Increased scrutiny from investors and media has pushed boards to be more independent and transparent. As a result, outsiders are better informed than they used to be and more involved in strategic decision-making, exploring new markets, and guiding transactions. “The board hasn’t gone to sleep here. Far from it,” says Joseph. “The demands and responsibilities are much higher, in fact. However, inside directors can bring different perspectives, and board exposure can help their careers.”

A key finding of the study is that this migration wasn’t mandated by regulations, and yet more and more boards have embraced not just outsider majorities, but also super-majorities. Joseph is quick to point out that the power shift is usually incremental: As members retire or move on, they’re simply replaced with fresh faces. “It’s not let’s-kick-these-folks-offthe- board,” he says.

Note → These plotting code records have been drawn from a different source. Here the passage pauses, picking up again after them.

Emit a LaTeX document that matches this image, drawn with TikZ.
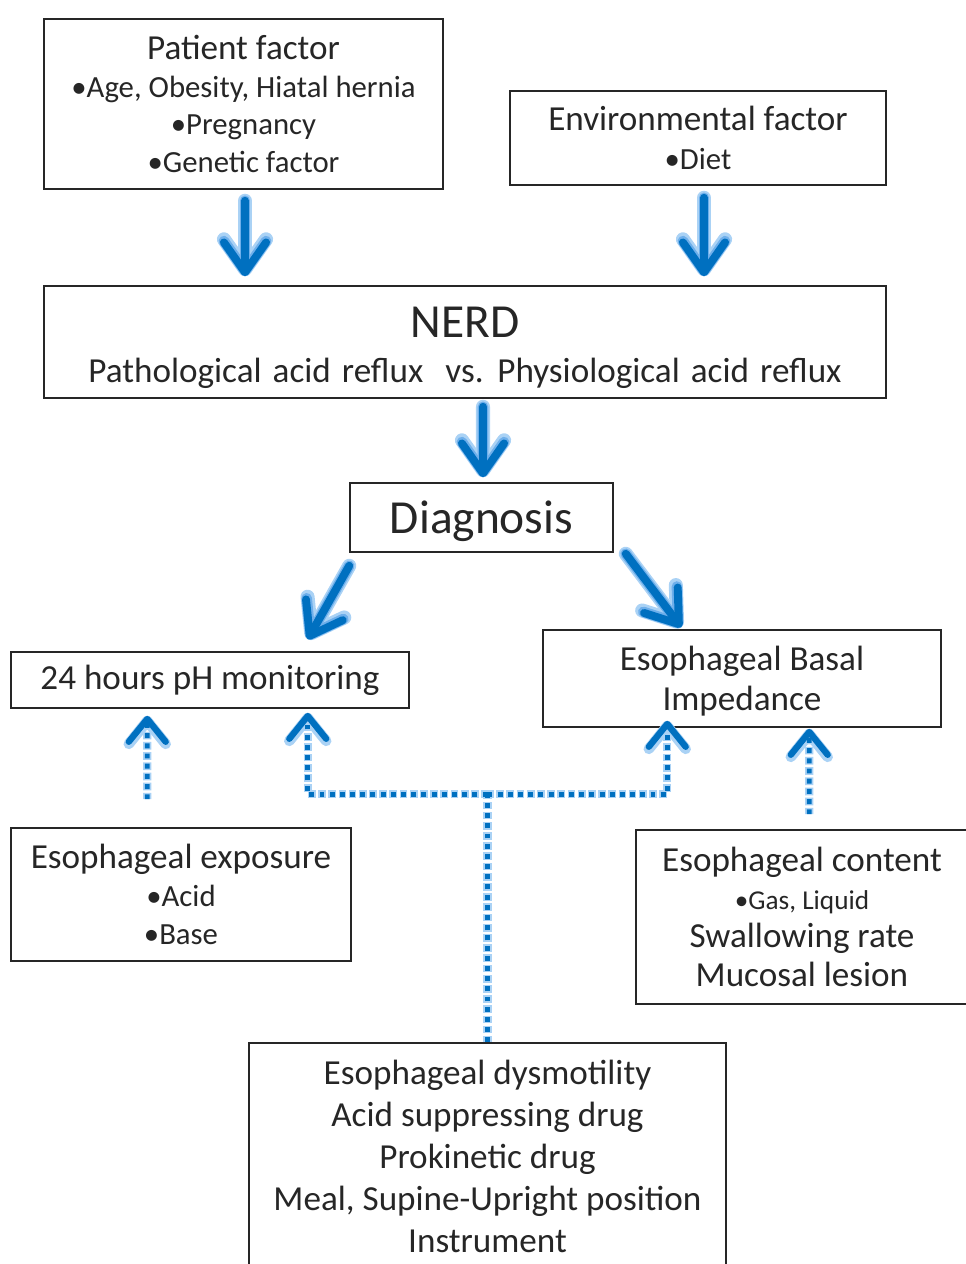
\documentclass[tikz,border=0pt]{standalone}
\usepackage{fontspec}
\setmainfont{Carlito}
\usetikzlibrary{arrows.meta,calc}
\definecolor{flecha}{RGB}{0,112,192}
\definecolor{brillo}{RGB}{170,210,245}
\definecolor{brillofuerte}{RGB}{110,175,235}
\newcommand{\chico}{\fontsize{17.5}{21.5}\selectfont}
\begin{document}
\begin{tikzpicture}[x=0.02cm, y=-0.02cm,
	caja/.style={draw=black!85, line width=0.9pt, align=center, inner sep=0pt, text=black!85, font=\fontsize{20}{21.5}\selectfont},
	punta/.style={-{Straight Barb[length=17pt, width=24pt, line width=#1, line cap=round, line join=round]}},
	puntachica/.style={-{Straight Barb[length=13pt, width=21pt, line width=#1, line cap=round, line join=round]}},
	grande/.style={draw=flecha, line width=4.5pt, line cap=round, punta=4.5pt},
	halo/.style={draw=brillo, line width=8pt, line cap=round, punta=8pt,
		postaction={draw=brillofuerte, line width=6pt, line cap=round, punta=6pt}},
	punteada/.style={draw=flecha, line width=2.8pt, dash pattern=on 2.8pt off 3pt},
	halopunteado/.style={draw=brillo, line width=4.8pt, dash pattern=on 4.4pt off 1.4pt, dash phase=0.8pt},
	halopunta/.style={puntachica=6pt},
	sinpunta/.style={},
	flechapunteada/.style={punteada, puntachica=3.6pt}]
	\useasboundingbox (0,0) rectangle (966,1264);
	% Factores
	\node[caja, minimum width=7.98cm, minimum height=3.4cm] (paciente) at (243.5,104) {Patient factor\\ {\chico •Age, Obesity, Hiatal hernia}\\ {\chico •Pregnancy}\\ {\chico •Genetic factor}};
	\node[caja, minimum width=7.52cm, minimum height=1.88cm] (ambiente) at (698,138) {Environmental factor\\[1pt] {\chico •Diet}};
	\node[caja, minimum width=16.84cm, minimum height=2.24cm] (nerd) at (465,342) {\rule{0pt}{24pt}{\fontsize{27}{30}\selectfont NERD}\\[4pt] \spaceskip=6.3pt Pathological acid reflux \ vs. Physiological acid reflux};
	\node[caja, minimum width=5.26cm, minimum height=1.38cm, font=\fontsize{27}{30}\selectfont] (diag) at (481.5,517.5) {\rule{0pt}{23pt}Diagnosis};
	% Pruebas
	\node[caja, minimum width=7.96cm, minimum height=1.12cm] (ph) at (210,680) {24 hours pH monitoring};
	\node[caja, minimum width=7.96cm, minimum height=1.94cm, font=\fontsize{20}{23}\selectfont] (basal) at (742,678.5) {\rule{0pt}{17pt}Esophageal Basal\\ Impedance};
	% Factores que influyen
	\node[caja, minimum width=6.8cm, minimum height=2.66cm] (expo) at (181,894.5) {Esophageal exposure\\ {\chico •Acid}\\ {\chico •Base}};
	\node[caja, minimum width=6.64cm, minimum height=3.48cm] (contenido) at (802,917) {Esophageal content\\ {\fontsize{15.5}{21}\selectfont •Gas, Liquid}\\ Swallowing rate\\[1pt] Mucosal lesion};
	\node[caja, minimum width=9.54cm, minimum height=4.54cm, font=\fontsize{20}{23.8}\selectfont] (otros) at (487.5,1156.5) {Esophageal dysmotility\\ Acid suppressing drug\\ Prokinetic drug\\ Meal, Supine-Upright position\\ Instrument};

	% Flechas (primero el halo, luego la flecha)
	\foreach \estilo in {halo, grande} {
		\draw[\estilo] ($(paciente.south)+(1.5,11)$) -- ($(paciente.south |- nerd.north)+(1.5,-9)$);
		\draw[\estilo] ($(ambiente.south)+(6,12)$) -- ($(ambiente.south |- nerd.north)+(6,-9)$);
		\draw[\estilo] ($(nerd.south)+(18,8)$) -- ($(diag.north)+(1.5,-5)$);
		\draw[\estilo] ($(diag.south west)+(0,13)$) -- ($(ph.north east)+(-102,-12)$);
		\draw[\estilo] ($(diag.south east)+(12,1)$) -- ($(basal.north west)+(139,-2)$);
	}

	% Lineas punteadas
	\coordinate (cruce) at ($(otros.north)+(0,-248)$);
	\foreach \estilo/\tipo in {halopunteado/halopunta, flechapunteada/sinpunta} {
		\draw[punteada, \estilo, -] (otros.north) -- (cruce);
		\draw[\estilo, \tipo] (cruce) -| ($(ph.south east)+(-102,4)$);
		\draw[\estilo, \tipo] (cruce) -| ($(basal.south west)+(125,-7)$);
		\draw[\estilo, \tipo] ($(expo.north west)+(137,-28)$) -- ($(ph.south west)+(137,7)$);
		\draw[\estilo, \tipo] ($(contenido.north west)+(174,-15)$) -- ($(basal.south west)+(267,1)$);
	}
\end{tikzpicture}
\end{document}
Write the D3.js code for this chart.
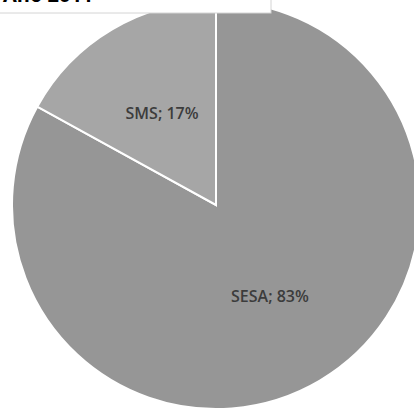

The benefits are obvious. For one, banishing other C-level insiders from the boardroom prevents the organization from becoming “double-headed,” says Joseph. “A single focus is beneficial.” The cautionary tale of Blackberry proves his point: A co-CEO structure doomed the former industry leader.

For IBM, transitioning from an insider board to an outsider board in the 1990s brought success. And Joseph points to other studies showing—perhaps not surprisingly—that CEOs with this board structure are rewarded with better pay.

Yet even as they enjoy more power, these CEOs are not immune to risk. Having more latitude to execute a single vision can be good or bad, he warns. “If things go wrong, it’s not always easy for the CEO to scapegoat other insiders.” Ultimately, though, the lone insider position could pay off— granting the CEO new power and influence.